As Turkish, Russian and Iranian foreign ministers hold talks in Astana, they agree that Syria’s future must be secured “without outside political interference,” and underlined the need for humanitarian access to the areas affected by the conflict.
The foreign ministers of Iran, Russia and Turkey held talks on Syria in Kazakhstan on Friday, almost a month after the Moscow and Tehran-backed regime began pounding an opposition enclave just outside of Damascus.
The dire humanitarian situation in eastern Ghouta, a suburb of the Syrian capital, was on the agenda as Mevlut Cavusoglu of Turkey, Sergey Lavrov of Russia and Mohammad Javad Zarif convened in the Kazakh capital, Astana, on Friday.
The other de-escalation zone, Idlib, where the clashes are continuing between the rebels and regime forces, was also on the agenda.
Focus on Syria’s territorial integrity
Speaking at the outset of the talks Friday, Lavrov said that “millions of Syrians are looking in the direction of Astana” as the three power brokers work towards an end to the conflict. “Turkey, Russia and Iran support territorial integrity of Syria as guarantor countries of peace talks,” he added.
The meeting is expected to lay ground for a summit involving the presidents of the three countries in Istanbul on April 4.
The three ministers discussed the latest humanitarian, security and political situation in Syria, including efforts at alleviating the humanitarian situation, fighting international terrorist groups, observance of ceasefire agreements and taking measures to reduce violence on the ground.
A joint press release from the talks underlined the unity and territorial integrity of Syria, as well as agreement on the need to reduce the risk of ethnic and sectarian divide.
The Russian and Iranian officials also underlined that the future of Syria must be secured “without outside political interference.”
Kazakhstan has hosted multiple rounds of talks on Syria since January 2017, backed by the three power brokers, most of which involved delegations from the Syrian regime and opposition.
A deal for four “de-escalation zones” agreed on in Astana last year on May was credited with reducing hostilities between the regime and its opponents in some areas. But the regime and its backers are continuing their assault on eastern Ghouta and Idlib.
‘Hell on earth’
Nearly 500,000 people have been killed since Syria’s war started in 2011. It has since spiralled into a complex conflict involving multiple world powers.
Speaking at the press conference, Turkish Foreign Minister Mevlut Cavusoglu said that the situation in Syria’s eastern Ghouta was heading towards disaster and urged for an end to clashes.
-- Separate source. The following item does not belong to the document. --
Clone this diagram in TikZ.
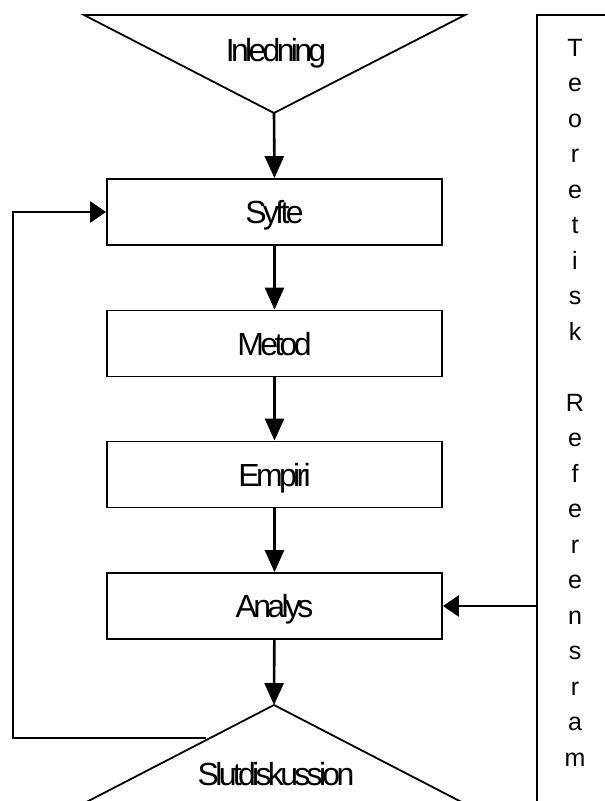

According to the 14th and 15th articles of the joint statement, the three ministers “underscored the need to ensure rapid, safe and unhindered humanitarian access to areas affected by the ongoing conflict” and “expressed their concern with the ongoing violations of the ceasefire regime.”
In recent weeks the focus has been on eastern Ghouta. Nearly 1,260 civilians have been killed there, a fifth of them children, since the Syrian regime’s bombardment of the opposition enclave began on February 18.
The Russian defence ministry said that around 2,000 people left Syria’s eastern Ghouta on Friday morning, and the Russian military said that 20,000 might leave the region on the same day.
UN chief Antonio Guterres has described the former opposition stronghold facing stark shortages of food and other basic goods as “hell on earth.”
Forces loyal to Syrian regime leader Bashar al Assad are now believed to control over 70 percent of the enclave that saw nearly 20,000 civilians flee on Thursday alone, according to the Syrian Observatory for Human Rights (SOHR).
Regime air strikes and artillery have been pounding the enclave since February 18, killing over 1,000 civilians since the bombing campaign was launched, according to the Syrian Observatory.
Syria’s regime kept carrying out strikes despite the UN Security Council’s demand for a ceasefire “without delay” at the end of February.
Moscow and Damascus say their forces only target armed militants and seek to stop mortar attacks by opposition groups that has killed dozens of people in the capital.
They accuse the opposition of using civilians as human shields, which the fighters deny and say the regime and its allies target civilians under the pretext of fighting “militants.”
Turkey’s Afrin operation
Operation Olive Branch started on January 20 after a period of talks between Turkey and Russia. Moscow has controlled Syrian air space since 2015.
Despite the agreement between the two powers, Turkey has faced some obstacles on the ground, a topic which was also on the agenda of Astana talks.
Pro-regime and Iran-backed Shia militias continuously facilitated the movementof YPG “reinforcements” from Manbij to Afrin.
Subsequently pro-regime and Iran-backed Shia militias, consisting of a small convoy, tried to advance into the Afrin region, but were eventually stopped by Turkish air bombardment.
The UN Syria envoy Staffan de Mistura is missing the Astana talks because of illness, his office said on Thursday, adding that his deputy, Ramzi Ramzi, would take his place.